In connection with the closing of the Beyond Amendment and the Fourth Amendment described above, the Company entered into an amendment to the Existing Purchase Agreement (the Existing Purchase Agreement, as amended by the amendment, the “Purchase Agreement”), related to Kirkland's right, title, and interest in and to its trademarks and domain names comprised of or containing the element KIRKLAND'S increasing the purchase price from $5.0 million to $10.0 million.
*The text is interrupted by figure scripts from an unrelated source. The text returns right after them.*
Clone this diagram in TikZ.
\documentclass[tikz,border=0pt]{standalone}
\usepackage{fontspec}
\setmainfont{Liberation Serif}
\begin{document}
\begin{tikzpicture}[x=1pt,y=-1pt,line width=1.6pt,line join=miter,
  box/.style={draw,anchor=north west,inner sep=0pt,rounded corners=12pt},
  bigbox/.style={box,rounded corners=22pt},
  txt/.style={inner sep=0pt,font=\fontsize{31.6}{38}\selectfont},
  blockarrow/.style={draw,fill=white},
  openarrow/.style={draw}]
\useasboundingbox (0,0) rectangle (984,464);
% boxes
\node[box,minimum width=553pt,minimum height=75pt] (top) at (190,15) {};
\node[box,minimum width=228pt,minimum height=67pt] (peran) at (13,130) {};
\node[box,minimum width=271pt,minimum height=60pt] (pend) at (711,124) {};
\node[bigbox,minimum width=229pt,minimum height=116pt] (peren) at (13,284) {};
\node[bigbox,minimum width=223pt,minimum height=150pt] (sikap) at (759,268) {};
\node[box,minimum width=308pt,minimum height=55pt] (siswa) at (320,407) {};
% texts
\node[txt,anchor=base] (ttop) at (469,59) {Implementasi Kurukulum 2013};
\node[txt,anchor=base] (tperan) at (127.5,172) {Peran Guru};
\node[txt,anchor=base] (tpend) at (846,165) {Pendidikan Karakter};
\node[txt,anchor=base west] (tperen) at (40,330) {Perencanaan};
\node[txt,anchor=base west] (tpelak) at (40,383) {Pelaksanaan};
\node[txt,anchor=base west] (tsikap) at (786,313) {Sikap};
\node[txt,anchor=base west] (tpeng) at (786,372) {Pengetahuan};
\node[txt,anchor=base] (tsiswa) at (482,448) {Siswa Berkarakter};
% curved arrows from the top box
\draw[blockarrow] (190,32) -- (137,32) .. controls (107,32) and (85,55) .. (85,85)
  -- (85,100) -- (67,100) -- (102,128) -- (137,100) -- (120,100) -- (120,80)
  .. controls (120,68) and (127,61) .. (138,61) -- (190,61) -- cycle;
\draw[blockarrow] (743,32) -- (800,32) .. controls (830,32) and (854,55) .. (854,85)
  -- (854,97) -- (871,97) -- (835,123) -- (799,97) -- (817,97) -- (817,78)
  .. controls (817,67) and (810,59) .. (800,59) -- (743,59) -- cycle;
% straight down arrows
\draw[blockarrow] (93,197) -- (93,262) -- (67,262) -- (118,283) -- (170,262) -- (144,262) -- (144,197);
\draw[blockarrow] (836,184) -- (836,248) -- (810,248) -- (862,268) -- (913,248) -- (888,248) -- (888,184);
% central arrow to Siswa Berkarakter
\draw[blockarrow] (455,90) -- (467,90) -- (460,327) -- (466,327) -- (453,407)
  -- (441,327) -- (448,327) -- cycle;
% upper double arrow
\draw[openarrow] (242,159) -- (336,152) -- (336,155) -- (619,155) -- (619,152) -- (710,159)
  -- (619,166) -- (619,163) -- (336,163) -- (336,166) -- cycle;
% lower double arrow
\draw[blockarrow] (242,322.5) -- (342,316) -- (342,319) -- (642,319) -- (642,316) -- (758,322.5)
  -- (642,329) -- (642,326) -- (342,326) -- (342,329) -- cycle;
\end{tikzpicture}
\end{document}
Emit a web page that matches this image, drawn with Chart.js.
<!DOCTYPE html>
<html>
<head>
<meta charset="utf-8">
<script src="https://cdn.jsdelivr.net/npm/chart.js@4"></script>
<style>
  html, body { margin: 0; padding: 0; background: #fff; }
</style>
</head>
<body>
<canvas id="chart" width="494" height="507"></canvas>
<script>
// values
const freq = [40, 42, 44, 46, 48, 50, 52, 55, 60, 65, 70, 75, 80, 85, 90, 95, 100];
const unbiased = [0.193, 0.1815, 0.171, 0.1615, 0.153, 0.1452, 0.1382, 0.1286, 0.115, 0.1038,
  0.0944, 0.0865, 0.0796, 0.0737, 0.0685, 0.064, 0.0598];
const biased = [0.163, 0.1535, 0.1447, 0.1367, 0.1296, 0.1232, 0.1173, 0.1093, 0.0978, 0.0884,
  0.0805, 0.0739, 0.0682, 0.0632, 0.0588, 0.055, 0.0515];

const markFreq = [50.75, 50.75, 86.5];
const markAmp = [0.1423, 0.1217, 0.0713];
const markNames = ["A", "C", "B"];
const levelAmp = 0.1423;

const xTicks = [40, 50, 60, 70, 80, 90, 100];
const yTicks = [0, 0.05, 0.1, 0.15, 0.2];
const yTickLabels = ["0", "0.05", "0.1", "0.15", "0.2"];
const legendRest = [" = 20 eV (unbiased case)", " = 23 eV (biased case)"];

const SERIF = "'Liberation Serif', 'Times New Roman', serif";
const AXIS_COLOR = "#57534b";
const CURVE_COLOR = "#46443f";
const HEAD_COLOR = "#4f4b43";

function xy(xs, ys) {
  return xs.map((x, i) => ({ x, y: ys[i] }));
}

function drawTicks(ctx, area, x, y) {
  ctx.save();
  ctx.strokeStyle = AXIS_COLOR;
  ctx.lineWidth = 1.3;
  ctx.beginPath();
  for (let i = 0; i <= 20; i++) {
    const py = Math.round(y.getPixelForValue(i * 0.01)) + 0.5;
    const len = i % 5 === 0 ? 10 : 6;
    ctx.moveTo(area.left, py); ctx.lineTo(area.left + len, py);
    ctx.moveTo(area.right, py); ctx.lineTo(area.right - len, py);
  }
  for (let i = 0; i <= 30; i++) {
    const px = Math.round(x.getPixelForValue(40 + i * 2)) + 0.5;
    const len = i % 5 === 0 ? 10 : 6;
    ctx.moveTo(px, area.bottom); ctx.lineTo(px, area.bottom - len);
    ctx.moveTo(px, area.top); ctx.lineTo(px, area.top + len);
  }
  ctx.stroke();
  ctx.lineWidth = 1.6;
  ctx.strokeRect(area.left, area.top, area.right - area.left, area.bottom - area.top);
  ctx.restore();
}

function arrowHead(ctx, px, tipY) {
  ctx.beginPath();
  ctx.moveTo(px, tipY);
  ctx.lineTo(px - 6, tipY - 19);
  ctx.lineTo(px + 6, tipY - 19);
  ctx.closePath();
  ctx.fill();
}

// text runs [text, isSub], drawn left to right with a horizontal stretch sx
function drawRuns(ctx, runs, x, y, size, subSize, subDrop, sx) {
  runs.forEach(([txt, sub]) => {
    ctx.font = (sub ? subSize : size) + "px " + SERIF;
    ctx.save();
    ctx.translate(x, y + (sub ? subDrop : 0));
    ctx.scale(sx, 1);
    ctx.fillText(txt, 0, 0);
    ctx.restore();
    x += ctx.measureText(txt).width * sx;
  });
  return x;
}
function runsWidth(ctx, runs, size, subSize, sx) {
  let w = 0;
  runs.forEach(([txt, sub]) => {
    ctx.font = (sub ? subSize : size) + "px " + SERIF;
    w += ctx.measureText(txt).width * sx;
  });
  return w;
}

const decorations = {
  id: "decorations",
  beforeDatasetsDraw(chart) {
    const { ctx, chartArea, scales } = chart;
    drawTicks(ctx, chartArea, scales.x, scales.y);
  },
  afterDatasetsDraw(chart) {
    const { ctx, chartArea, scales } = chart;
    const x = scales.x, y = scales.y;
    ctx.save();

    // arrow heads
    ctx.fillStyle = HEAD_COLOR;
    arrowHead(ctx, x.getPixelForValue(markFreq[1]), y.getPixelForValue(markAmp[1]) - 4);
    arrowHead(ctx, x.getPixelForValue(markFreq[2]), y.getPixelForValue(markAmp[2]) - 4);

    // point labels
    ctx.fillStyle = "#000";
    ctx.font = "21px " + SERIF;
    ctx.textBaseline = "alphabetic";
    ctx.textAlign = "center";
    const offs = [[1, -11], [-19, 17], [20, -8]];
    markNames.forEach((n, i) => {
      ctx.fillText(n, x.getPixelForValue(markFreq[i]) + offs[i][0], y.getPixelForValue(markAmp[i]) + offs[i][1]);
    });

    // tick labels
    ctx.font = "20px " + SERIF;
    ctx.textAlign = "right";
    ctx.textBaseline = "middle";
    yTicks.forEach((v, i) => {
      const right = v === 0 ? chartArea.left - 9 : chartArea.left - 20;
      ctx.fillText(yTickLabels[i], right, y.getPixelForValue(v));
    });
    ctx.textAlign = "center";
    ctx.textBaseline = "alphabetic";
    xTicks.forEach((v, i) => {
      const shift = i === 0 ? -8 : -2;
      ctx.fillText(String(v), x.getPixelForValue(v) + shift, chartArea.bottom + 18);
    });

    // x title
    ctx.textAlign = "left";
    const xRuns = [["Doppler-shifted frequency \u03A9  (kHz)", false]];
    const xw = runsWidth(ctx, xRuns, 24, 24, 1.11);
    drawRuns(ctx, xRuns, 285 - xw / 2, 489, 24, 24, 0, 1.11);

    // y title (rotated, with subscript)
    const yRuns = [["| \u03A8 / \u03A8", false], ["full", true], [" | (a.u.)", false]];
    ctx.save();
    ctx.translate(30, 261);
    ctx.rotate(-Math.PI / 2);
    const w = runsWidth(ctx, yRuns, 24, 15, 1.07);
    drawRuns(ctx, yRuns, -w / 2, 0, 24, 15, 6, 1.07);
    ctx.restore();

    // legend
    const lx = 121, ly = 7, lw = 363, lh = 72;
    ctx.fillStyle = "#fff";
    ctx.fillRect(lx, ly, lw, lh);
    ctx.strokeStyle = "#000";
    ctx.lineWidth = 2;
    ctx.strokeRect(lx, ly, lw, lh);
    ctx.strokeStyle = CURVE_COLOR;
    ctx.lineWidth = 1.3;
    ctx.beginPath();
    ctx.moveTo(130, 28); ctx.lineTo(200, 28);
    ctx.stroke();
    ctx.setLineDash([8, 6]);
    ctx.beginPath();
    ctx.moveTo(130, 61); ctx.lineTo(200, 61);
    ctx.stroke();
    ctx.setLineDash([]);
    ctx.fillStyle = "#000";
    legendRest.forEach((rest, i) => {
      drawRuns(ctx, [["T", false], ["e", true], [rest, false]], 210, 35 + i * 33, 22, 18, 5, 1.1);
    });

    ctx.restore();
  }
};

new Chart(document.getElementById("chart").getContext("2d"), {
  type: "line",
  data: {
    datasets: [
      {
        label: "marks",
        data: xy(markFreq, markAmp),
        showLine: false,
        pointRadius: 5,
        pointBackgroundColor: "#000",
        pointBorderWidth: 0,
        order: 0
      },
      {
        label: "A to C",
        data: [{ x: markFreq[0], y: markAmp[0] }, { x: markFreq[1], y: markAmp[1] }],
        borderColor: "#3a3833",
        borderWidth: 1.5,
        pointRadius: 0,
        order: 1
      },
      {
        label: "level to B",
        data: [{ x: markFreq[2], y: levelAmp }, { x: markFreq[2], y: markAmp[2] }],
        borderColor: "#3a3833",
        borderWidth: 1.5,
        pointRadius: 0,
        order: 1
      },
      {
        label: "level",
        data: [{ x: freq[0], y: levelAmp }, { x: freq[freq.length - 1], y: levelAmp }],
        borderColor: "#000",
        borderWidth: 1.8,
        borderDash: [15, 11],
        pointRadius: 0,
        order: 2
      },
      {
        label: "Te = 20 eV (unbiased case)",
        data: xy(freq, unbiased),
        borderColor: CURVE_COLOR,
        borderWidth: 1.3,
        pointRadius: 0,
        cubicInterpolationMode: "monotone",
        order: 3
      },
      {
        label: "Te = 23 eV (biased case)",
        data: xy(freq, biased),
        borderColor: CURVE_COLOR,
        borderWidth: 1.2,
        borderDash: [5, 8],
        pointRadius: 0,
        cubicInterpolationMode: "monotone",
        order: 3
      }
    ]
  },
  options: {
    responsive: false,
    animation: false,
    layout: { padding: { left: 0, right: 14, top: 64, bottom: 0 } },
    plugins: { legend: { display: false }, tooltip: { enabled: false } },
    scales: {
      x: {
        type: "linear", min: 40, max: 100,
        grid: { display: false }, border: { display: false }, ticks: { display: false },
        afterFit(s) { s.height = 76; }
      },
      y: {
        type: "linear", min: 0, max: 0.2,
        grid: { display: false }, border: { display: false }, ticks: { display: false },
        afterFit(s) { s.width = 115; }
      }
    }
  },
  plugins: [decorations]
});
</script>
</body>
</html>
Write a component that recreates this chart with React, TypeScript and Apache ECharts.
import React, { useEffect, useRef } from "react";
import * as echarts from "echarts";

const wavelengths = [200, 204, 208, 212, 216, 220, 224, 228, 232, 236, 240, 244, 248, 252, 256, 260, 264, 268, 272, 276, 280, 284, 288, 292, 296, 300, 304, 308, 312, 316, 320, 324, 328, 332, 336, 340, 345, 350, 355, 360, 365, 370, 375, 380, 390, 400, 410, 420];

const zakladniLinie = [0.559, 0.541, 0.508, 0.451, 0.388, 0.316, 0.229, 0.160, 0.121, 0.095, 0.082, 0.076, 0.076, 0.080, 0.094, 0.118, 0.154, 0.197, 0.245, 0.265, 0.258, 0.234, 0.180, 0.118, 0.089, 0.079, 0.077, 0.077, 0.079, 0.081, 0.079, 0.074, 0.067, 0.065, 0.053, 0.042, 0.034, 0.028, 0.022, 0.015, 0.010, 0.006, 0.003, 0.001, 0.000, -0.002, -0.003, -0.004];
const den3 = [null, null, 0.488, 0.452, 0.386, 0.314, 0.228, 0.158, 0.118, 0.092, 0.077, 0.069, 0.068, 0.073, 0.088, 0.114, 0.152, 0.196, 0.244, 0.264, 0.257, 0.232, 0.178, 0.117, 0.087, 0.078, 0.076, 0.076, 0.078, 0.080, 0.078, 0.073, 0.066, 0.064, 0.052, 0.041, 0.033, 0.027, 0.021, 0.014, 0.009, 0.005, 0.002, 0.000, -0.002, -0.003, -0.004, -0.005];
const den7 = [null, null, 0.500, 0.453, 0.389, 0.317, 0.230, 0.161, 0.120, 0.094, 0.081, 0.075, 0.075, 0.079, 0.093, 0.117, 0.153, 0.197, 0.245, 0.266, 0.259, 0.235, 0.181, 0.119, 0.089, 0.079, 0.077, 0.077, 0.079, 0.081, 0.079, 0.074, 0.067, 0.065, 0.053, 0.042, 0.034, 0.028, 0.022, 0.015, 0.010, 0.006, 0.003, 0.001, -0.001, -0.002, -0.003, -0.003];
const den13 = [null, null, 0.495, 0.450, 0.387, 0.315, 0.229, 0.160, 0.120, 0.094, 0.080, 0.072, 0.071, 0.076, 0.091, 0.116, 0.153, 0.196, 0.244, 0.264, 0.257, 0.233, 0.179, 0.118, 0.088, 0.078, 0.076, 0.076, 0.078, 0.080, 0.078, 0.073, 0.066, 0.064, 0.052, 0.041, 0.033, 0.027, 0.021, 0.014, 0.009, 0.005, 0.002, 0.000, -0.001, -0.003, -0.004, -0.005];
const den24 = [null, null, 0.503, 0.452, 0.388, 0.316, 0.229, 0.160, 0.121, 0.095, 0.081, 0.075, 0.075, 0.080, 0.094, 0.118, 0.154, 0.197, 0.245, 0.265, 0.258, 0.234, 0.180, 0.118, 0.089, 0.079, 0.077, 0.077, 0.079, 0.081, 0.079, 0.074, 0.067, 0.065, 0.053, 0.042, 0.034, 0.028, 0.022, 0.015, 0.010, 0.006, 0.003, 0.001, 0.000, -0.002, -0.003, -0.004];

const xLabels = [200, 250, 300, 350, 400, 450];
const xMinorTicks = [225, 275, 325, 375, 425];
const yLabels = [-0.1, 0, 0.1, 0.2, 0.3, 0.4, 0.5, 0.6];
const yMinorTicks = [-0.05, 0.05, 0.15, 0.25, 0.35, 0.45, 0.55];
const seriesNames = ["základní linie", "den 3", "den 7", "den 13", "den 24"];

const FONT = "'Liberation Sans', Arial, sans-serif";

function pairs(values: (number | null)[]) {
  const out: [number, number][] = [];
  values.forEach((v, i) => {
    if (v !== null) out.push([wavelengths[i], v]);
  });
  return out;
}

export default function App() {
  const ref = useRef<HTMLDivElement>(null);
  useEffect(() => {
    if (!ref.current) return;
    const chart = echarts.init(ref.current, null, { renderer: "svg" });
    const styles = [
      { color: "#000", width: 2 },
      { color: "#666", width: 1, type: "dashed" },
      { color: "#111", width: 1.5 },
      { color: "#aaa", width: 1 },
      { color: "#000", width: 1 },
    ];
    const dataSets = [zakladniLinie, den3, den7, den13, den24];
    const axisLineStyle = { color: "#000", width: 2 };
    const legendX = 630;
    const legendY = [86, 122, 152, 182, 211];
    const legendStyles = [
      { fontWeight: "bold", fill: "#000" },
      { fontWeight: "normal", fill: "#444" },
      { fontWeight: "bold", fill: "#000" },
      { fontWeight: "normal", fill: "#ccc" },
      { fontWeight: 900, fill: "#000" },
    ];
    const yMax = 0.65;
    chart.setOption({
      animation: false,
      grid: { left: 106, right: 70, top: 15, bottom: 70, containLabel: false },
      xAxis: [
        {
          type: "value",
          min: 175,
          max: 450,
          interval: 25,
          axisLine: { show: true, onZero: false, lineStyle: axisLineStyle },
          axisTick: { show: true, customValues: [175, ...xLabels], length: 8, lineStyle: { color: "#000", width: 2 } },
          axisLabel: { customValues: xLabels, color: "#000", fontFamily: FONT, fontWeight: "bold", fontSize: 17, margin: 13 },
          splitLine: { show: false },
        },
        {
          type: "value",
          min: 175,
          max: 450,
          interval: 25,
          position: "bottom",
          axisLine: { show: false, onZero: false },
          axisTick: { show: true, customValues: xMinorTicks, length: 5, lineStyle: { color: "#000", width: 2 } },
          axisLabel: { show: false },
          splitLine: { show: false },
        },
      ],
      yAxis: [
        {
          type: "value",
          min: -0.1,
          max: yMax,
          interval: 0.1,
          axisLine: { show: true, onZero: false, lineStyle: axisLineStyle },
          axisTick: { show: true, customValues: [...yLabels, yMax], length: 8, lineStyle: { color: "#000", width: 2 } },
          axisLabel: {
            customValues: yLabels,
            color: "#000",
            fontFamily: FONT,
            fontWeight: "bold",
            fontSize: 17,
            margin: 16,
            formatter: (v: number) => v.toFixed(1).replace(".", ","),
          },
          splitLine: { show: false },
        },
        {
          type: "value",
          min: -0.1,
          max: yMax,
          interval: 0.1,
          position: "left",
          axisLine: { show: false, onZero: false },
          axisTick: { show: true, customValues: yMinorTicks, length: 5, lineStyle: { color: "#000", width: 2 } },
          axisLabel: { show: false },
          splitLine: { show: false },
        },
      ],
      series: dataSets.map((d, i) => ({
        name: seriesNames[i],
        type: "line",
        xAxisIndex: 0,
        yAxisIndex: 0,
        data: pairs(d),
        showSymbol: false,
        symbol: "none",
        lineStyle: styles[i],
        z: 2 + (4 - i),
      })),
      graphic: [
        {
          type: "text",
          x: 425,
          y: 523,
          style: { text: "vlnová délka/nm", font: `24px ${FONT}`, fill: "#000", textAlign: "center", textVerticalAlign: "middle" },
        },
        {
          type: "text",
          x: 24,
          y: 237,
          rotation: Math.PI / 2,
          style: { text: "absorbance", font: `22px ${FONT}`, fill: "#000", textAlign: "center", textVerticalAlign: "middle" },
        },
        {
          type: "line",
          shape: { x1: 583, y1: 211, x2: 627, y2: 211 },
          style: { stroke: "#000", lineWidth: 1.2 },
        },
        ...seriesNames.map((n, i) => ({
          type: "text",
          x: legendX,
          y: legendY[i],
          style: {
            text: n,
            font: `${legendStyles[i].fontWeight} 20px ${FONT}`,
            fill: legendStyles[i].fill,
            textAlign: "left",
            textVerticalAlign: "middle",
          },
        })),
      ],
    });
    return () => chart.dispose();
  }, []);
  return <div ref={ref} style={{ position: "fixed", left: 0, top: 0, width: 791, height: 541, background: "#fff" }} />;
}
The consummation of the Purchase Agreement was conditioned upon obtaining the consent of Bank of America, N.A., as Administrative Agent and Collateral Agent for the Lenders (in such capacities, the “Agent”) and the release of all liens on the Kirkland’s Brand, each of which was obtained and documented in the Fourth Amendment dated September 15, 2025. The Purchase Agreement closed concurrently in connection with the closings of the Beyond Amendment and the Fourth Amendment on September 15, 2025, and in connection with  the assignment of the Kirkland’s Brand to Beyond, the Amended and Restated Trademark License Agreement dated August 15, 2025 was amended, such that Beyond licenses the Kirkland’s Brand to the Company in connection with the Company’s operation of its then existing Kirkland’s-branded retail stores and e-commerce websites and any other retail stores or e-commerce websites approved by Beyond in its sole discretion (the “Second Amended and Restated Trademark License Agreement”). Pursuant to that amendment, the license with respect to Kirkland’s stores expires upon the earlier of (i) the rebranding or closure of such stores, or (ii) two years from the date of the amendment, and the license for other goods and services is terminable by Beyond upon expiration of the Kirkland’s stores license. Based on the contractual cash flows pursuant to the Second Amended and Restated Trademark License Agreement, the Company has not recognized any royalty expense relative to their use of the intellectual property, which is a relationship with a related party and may not be at arm’s length. For further discussion on the agreements with Beyond, refer to “Note 6 — Fair Value Measures”, “Note 10 — Long-Term Debt”, “Note 11 — Subscription Agreement” and “Note 15 — Subsequent Events”.

 

Collaboration Agreement fees — Under the terms of the Collaboration Agreement, the Company gave Beyond the right to receive a percentage of future revenues generated by the Company over the life of the Collaboration Agreement. The sale of a percentage of the Company’s future revenue to Beyond has been accounted for as debt financing, as the Company has significant continuing involvement in the generation of the related cash flows. As a result, the Company recorded the proceeds from these fees as debt, which will be accreted in interest expense using the effective interest rate method over the life of the arrangement. The debt was initially recorded at its fair value, net of allocated discount and deferred costs.

 

The liability and the related interest expense for these fees are based on the Company’s current estimates of future payments expected to be made over the life of the Collaboration Agreement. The Company will periodically assess the expected payments using internal projections. To the extent our future estimates of payments are greater or less than previous estimates, the Company will prospectively recognize related non-cash interest expense. For further discussion refer to “Note 6 — Fair Value Measures”, and “Note 10 — Long-Term Debt”.